# Anyone up for a fish around Sydney on Sunday?



## JT (May 25, 2006)

Thinking about heading out somewhere on Sunday should my child bride give me some leave and wondered if anyone else was wondering the same thing? Anyone around Sydney fancy a fish on Sunday?

John


----------



## Peril (Sep 5, 2005)

Weather looks great for it. Will consult SWMBO. Another crack at the Hacking might be in order


----------



## JT (May 25, 2006)

Where abouts in the 5 Dock area do you go Kraley and where do you launch from? Is there a boat ramp? I guess you will be chasing flatties, Bream, choppers and the usual crowd?

John


----------



## Davey G (Jan 15, 2006)

I'm up for a paddle and fish tomorrow however not sure of time as yet. Family duties and all that...

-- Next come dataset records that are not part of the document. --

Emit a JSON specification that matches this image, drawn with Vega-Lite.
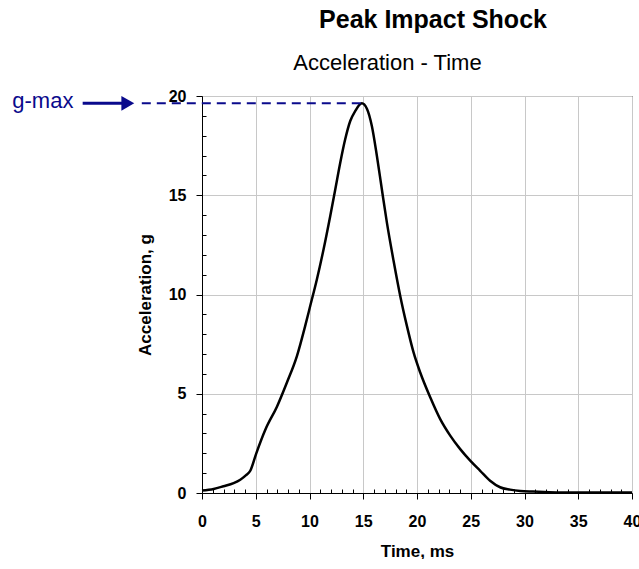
{
  "$schema": "https://vega.github.io/schema/vega-lite/v6.json",
  "width": 430,
  "height": 397,
  "padding": {"left": 12, "top": 8, "right": 0, "bottom": 0},
  "background": "white",
  "title": {
    "text": "Peak Impact Shock",
    "font": "Liberation Sans",
    "fontSize": 25,
    "fontWeight": "bold",
    "color": "black",
    "anchor": "middle",
    "dx": 16,
    "offset": 18
  },
  "config": {
    "view": {"stroke": "black", "strokeWidth": 1},
    "axis": {
      "labelFont": "Liberation Sans",
      "labelFontWeight": "bold",
      "labelFontSize": 16,
      "labelColor": "black",
      "titleFont": "Liberation Sans",
      "titleFontWeight": "bold",
      "titleFontSize": 17,
      "titleColor": "black",
      "domainColor": "black",
      "tickColor": "black",
      "gridColor": "#c8c8c8",
      "gridWidth": 1
    }
  },
  "resolve": {"axis": {"x": "independent", "y": "independent"}},
  "layer": [
    {
      "data": {
        "values": [
          {"t": 0, "g": 0.12}, {"t": 1.08, "g": 0.2}, {"t": 2.0, "g": 0.34}, {"t": 2.94, "g": 0.5},
          {"t": 3.56, "g": 0.67}, {"t": 4.1, "g": 0.9}, {"t": 4.49, "g": 1.12}, {"t": 5.05, "g": 2.0},
          {"t": 5.9, "g": 3.2}, {"t": 6.97, "g": 4.35}, {"t": 7.9, "g": 5.57}, {"t": 8.83, "g": 6.9},
          {"t": 9.6, "g": 8.42}, {"t": 10.07, "g": 9.43}, {"t": 10.69, "g": 10.77}, {"t": 11.31, "g": 12.28},
          {"t": 11.93, "g": 13.96}, {"t": 12.4, "g": 15.3}, {"t": 12.86, "g": 16.64}, {"t": 13.32, "g": 17.82},
          {"t": 13.79, "g": 18.74}, {"t": 14.25, "g": 19.24}, {"t": 14.87, "g": 19.63}, {"t": 15.34, "g": 19.36},
          {"t": 15.8, "g": 18.49}, {"t": 16.27, "g": 16.98}, {"t": 16.73, "g": 15.3}, {"t": 17.2, "g": 13.62},
          {"t": 17.82, "g": 11.7}, {"t": 18.44, "g": 9.93}, {"t": 19.06, "g": 8.42}, {"t": 19.68, "g": 7.08},
          {"t": 20.3, "g": 6.07}, {"t": 21.23, "g": 4.82}, {"t": 22.16, "g": 3.72}, {"t": 23.09, "g": 2.89},
          {"t": 24.02, "g": 2.21}, {"t": 24.95, "g": 1.63}, {"t": 25.88, "g": 1.12}, {"t": 26.8, "g": 0.62},
          {"t": 27.73, "g": 0.29}, {"t": 28.66, "g": 0.17}, {"t": 29.6, "g": 0.1}, {"t": 30.8, "g": 0.07},
          {"t": 33.0, "g": 0.03}, {"t": 36.1, "g": 0.03}, {"t": 40, "g": 0.03}
        ]
      },
      "mark": {"type": "line", "color": "black", "strokeWidth": 2.5, "interpolate": "monotone"},
      "encoding": {
        "x": {
          "field": "t", "type": "quantitative",
          "scale": {"domain": [0, 40], "nice": false, "zero": false},
          "axis": {
            "title": "Time, ms",
            "orient": "bottom",
            "values": [0,1,2,3,4,5,6,7,8,9,10,11,12,13,14,15,16,17,18,19,20,21,22,23,24,25,26,27,28,29,30,31,32,33,34,35,36,37,38,39,40],
            "labelExpr": "datum.value % 5 === 0 ? datum.label : ''",
            "tickSize": {"condition": {"test": "datum.value % 5 === 0", "value": 6}, "value": -4},
            "gridOpacity": {"condition": {"test": "datum.value % 5 === 0", "value": 1}, "value": 0},
            "labelPadding": 14,
            "titlePadding": 14,
            "labelFlush": false,
            "labelOverlap": false
          }
        },
        "y": {
          "field": "g", "type": "quantitative",
          "scale": {"domain": [0, 20], "nice": false},
          "axis": {
            "title": "Acceleration, g",
            "orient": "left",
            "values": [0,1,2,3,4,5,6,7,8,9,10,11,12,13,14,15,16,17,18,19,20],
            "labelExpr": "datum.value % 5 === 0 ? datum.label : ''",
            "tickSize": {"condition": {"test": "datum.value % 5 === 0", "value": 6}, "value": -4},
            "gridOpacity": {"condition": {"test": "datum.value % 5 === 0", "value": 1}, "value": 0},
            "labelPadding": 10,
            "titlePadding": 14,
            "labelFlush": false,
            "labelOverlap": false
          }
        }
      }
    },
    {
      "layer": [
        {
          "data": {"values": [{"t": -5.6, "t2": 14.87, "g": 19.63}]},
          "mark": {"type": "rule", "color": "#0a0a8c", "strokeWidth": 2, "strokeDash": [9, 6], "clip": false},
          "encoding": {
            "x": {"field": "t", "type": "quantitative"},
            "x2": {"field": "t2"},
            "y": {"field": "g", "type": "quantitative"}
          }
        },
        {
          "data": {"values": [{"t": -11.1, "t2": -7.2, "g": 19.63}]},
          "mark": {"type": "rule", "color": "#0a0a8c", "strokeWidth": 3, "clip": false},
          "encoding": {
            "x": {"field": "t", "type": "quantitative"},
            "x2": {"field": "t2"},
            "y": {"field": "g", "type": "quantitative"}
          }
        },
        {
          "data": {"values": [{"t": -6.9, "g": 19.63}]},
          "mark": {"type": "point", "shape": "triangle-right", "filled": true, "color": "#0a0a8c", "size": 220, "opacity": 1, "clip": false},
          "encoding": {
            "x": {"field": "t", "type": "quantitative"},
            "y": {"field": "g", "type": "quantitative"}
          }
        },
        {
          "data": {"values": [{"t": -17.65, "g": 19.75, "label": "g-max"}]},
          "mark": {"type": "text", "align": "left", "baseline": "middle", "font": "Liberation Sans", "fontSize": 22, "color": "#0a0a8c", "clip": false},
          "encoding": {
            "x": {"field": "t", "type": "quantitative"},
            "y": {"field": "g", "type": "quantitative"},
            "text": {"field": "label"}
          }
        }
      ],
      "encoding": {
        "x": {
          "axis": {
            "orient": "top",
            "title": "Acceleration - Time",
            "titleFontWeight": "normal",
            "titleFontSize": 22,
            "titleX": 185,
            "titlePadding": 22,
            "labels": false,
            "ticks": false,
            "domain": false,
            "grid": false
          }
        },
        "y": {"axis": null}
      }
    }
  ]
}
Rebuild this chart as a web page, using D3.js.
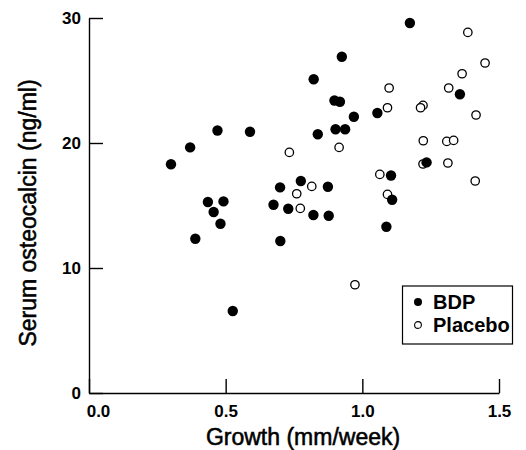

Let me know where you guys decide and i'll try and tag along


----------



## JT (May 25, 2006)

Sounds good. I would expect to be on the water by 9:00 am depending on when my 4 year old wakes me up. Could be closer to 8:00. Kraley do you know if there is public parking at the mariner or sandy beach? Paul and Dave when do you expect kick off? Peril has your pass out been approved? Sunny day tomorrow so hoping the bright light won't scare the fish away.

JT


----------